A report suggests that Indian markets are likely to see a smart recovery as the crude overhang diminishes and price-earnings premiums decrease. Emkay Global Financial Services forecasts the Indian rupee to strengthen towards Rs 91 per US dollar and the 10-year government bond yield to ease to around 6.65 per cent from the current 6.83 per cent, with normalization expected over two to three months. The report highlights that the recent 5% decline in the Nifty was mainly due to sustained FPI selling, but this trend is expected to reverse, positioning India as a favorable investment opportunity in the region.
A Brent average of $80 per barrel in FY27 could lead to a GDP growth reduction for India to 6.6%, along with an increase in inflation and the current account deficit to 4.3% and 1.7% of GDP, respectively. If Brent surpasses $100 per barrel, a more adverse terms-of-trade shock could elevate the CAD/GDP beyond 2.5% and result in a balance-of-payments deficit of about $85 billion. Despite the rise in oil and natural gas prices, they are still below levels that would typically correspond to a shock of this magnitude and duration, according to the report.
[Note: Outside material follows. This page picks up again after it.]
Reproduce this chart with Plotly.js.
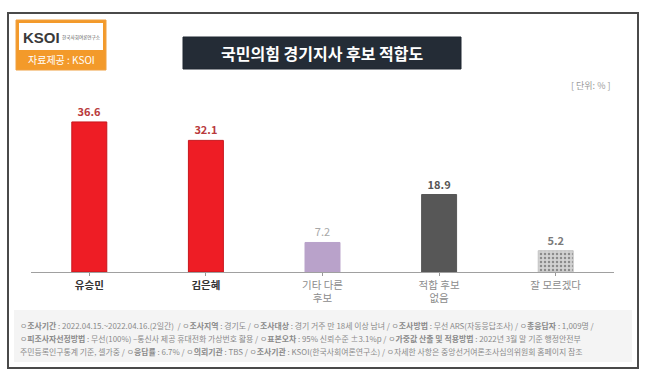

The report mentions that a Brent price of $85 per barrel would be largely manageable, but crossing the $100 per barrel mark would have a more pronounced macro impact. The simulation model indicates that at current oil prices, the government may need to reduce excise taxes by approximately Rs 19.5 per liter for diesel and petrol on average and cover additional LPG subsidy costs estimated at Rs 1 trillion to offset OMC losses fully. Such a tax cut would result in a fiscal cost of nearly 1.1% of GDP.